Aumenta o número de candidatos indígenas
De acordo com dados divulgados pelo Tribunal Superior Eleitoral (TSE), o número de candidatas e candidatos que se identificam como indígenas tem aumentado desde 2014, ano em que a Justiça Eleitoral passou a registrar informações sobre cor e identidade étnico-racial (autodeclaratórias) nas candidaturas. Com o montante de 245.701 votos, 256 candidatos indígenas foram empossados no início de janeiro para assumir cargos de vereadores, vice-prefeitos e prefeitos para os mandatos de 2025 a 2028 no país. Ao todo, 2.479 candidatos se declararam indígena para concorrer ao pleito do ano passado, o que corresponde a 0,5% do total de candidatos que disputaram as eleições passadas (463.367).

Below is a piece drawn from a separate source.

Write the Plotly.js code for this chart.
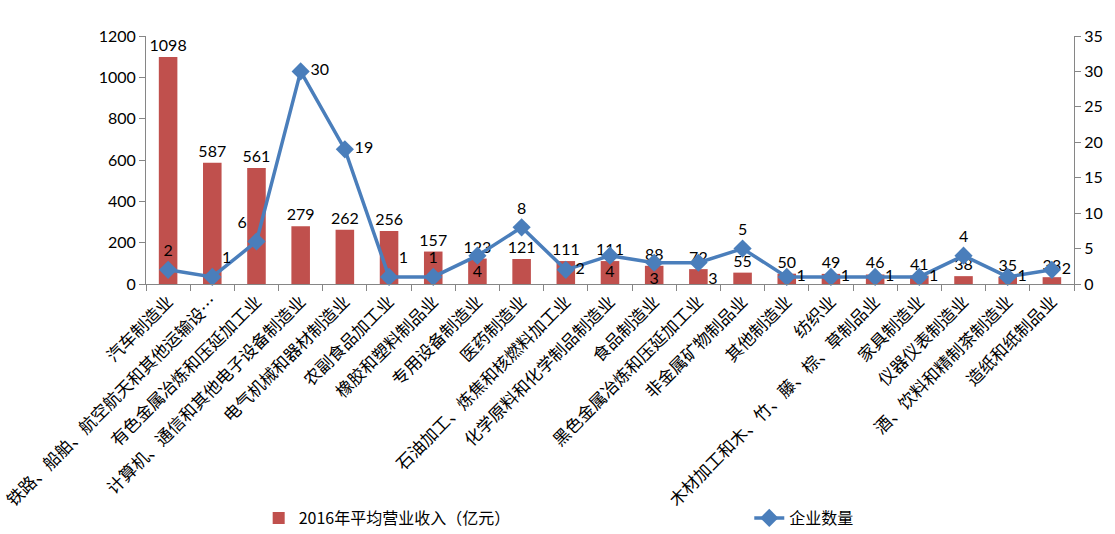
<!DOCTYPE html>
<html><head><meta charset="utf-8">
<script src="https://cdn.plot.ly/plotly-3.0.1.min.js"></script>
<style>html,body{margin:0;padding:0;background:#fff;}#chart{width:1115px;height:534px;}</style>
</head><body><div id="chart"></div>
<script>
const categories = ["汽车制造业","铁路、船舶、航空航天和其他运输设…","有色金属冶炼和压延加工业","计算机、通信和其他电子设备制造业","电气机械和器材制造业","农副食品加工业","橡胶和塑料制品业","专用设备制造业","医药制造业","石油加工、炼焦和核燃料加工业","化学原料和化学制品制造业","食品制造业","黑色金属冶炼和压延加工业","非金属矿物制品业","其他制造业","纺织业","木材加工和木、竹、藤、棕、草制品业","家具制造业","仪器仪表制造业","酒、饮料和精制茶制造业","造纸和纸制品业"];
const revenue = [1098,587,561,279,262,256,157,123,121,111,111,88,72,55,50,49,46,41,38,35,33];
const companies = [2,1,6,30,19,1,1,4,8,2,4,3,3,5,1,1,1,1,4,1,2];
const lineLabelPos = ["top center","top right","top left","middle right","middle right","top right","top center","bottom center","top center","middle right","bottom center","bottom center","bottom right","top center","middle right","middle right","middle right","middle right","top center","middle right","middle right"];

const font = "Lato, 'Noto Sans CJK SC', sans-serif";
const cjk = "'Noto Sans CJK SC', sans-serif";
const traces = [
  {type:'bar', name:'2016年平均营业收入（亿元）', x:categories, y:revenue, legend:'legend',
   marker:{color:'#C0504D'}, text:revenue.map(String), textposition:'outside', constraintext:'none',
   textfont:{size:16,color:'#000',family:font}, cliponaxis:false},
  {type:'scatter', mode:'lines+markers+text', name:'企业数量', x:categories, y:companies, yaxis:'y2', legend:'legend2',
   line:{color:'#4A7EBB',width:3.5}, marker:{symbol:'diamond',size:14,color:'#4A7EBB'},
   text:companies.map(String), textposition:lineLabelPos,
   textfont:{size:16,color:'#000',family:font}, cliponaxis:false}
];
const layout = {
  width:1115, height:534, paper_bgcolor:'#fff', plot_bgcolor:'#fff',
  margin:{l:146, r:41, t:36, b:250},
  bargap:0.58, showlegend:true,
  font:{family:font, size:16, color:'#000'},
  xaxis:{type:'category', range:[-0.5,20.5], tickangle:-45, tickson:'boundaries', ticks:'outside', ticklen:6, automargin:false,
         tickcolor:'#868686', showline:true, linecolor:'#868686', linewidth:1,
         tickfont:{family:cjk, size:17, color:'#000'}, showgrid:false},
  yaxis:{range:[0,1200], dtick:200, ticks:'outside', ticklen:6, tickcolor:'#868686', automargin:false,
         showline:true, linecolor:'#868686', showgrid:false, zeroline:false,
         tickfont:{family:font,size:16,color:'#000'}},
  yaxis2:{range:[0,35], dtick:5, overlaying:'y', side:'right', ticks:'outside', ticklen:6, automargin:false,
          tickcolor:'#868686', showline:true, linecolor:'#868686', showgrid:false, zeroline:false,
          tickfont:{family:font,size:16,color:'#000'}},
  legend:{orientation:'h', xref:'container', yref:'container', x:0.232, xanchor:'left', y:0.03, yanchor:'middle', bgcolor:'rgba(0,0,0,0)',
          font:{family:cjk,size:16,color:'#000'}},
  legend2:{orientation:'h', xref:'container', yref:'container', x:0.672, xanchor:'left', y:0.03, yanchor:'middle', bgcolor:'rgba(0,0,0,0)',
          font:{family:cjk,size:16,color:'#000'}}
};
Plotly.newPlot('chart', traces, layout, {displayModeBar:false});
</script></body></html>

Do total de indígenas eleitos em 2024, nove são prefeitos (oito homens e uma mulher), 13 são vice-prefeitos (sendo quatro mulheres) e 234 são vereadores (36 são mulheres). De acordo com o Tribunal Superior Eleitoral (TSE), 170 etnias foram registradas nas candidaturas indígenas. Segundo o Levantamento da Campanha Indígena da Articulação dos Povos Indígenas do Brasil (APIB), feito com base em dados do TSE, 1.635.530 votos foram direcionados para candidaturas indígenas no ano passado.
Os únicos estados que não elegeram indígenas para câmaras municipais e prefeituras foram Rio de Janeiro, Sergipe e Piauí. Os estados que mais elegeram indígenas são o Amazonas, com 47 eleitos; Pernambuco, com 31; e Paraíba, com 23. Já os que menos elegeram indígenas são Rio Grande do Norte, Rondônia e Goiás, com um vereador cada. No comparativo com as eleições municipais de 2020, o aumento de indígenas eleitos foi superior a 8%, uma vez que 237 candidatos indígenas foram eleitos à época. Em relação às eleições de 2016, o resultado de 2020 apresentou o aumento de 28%.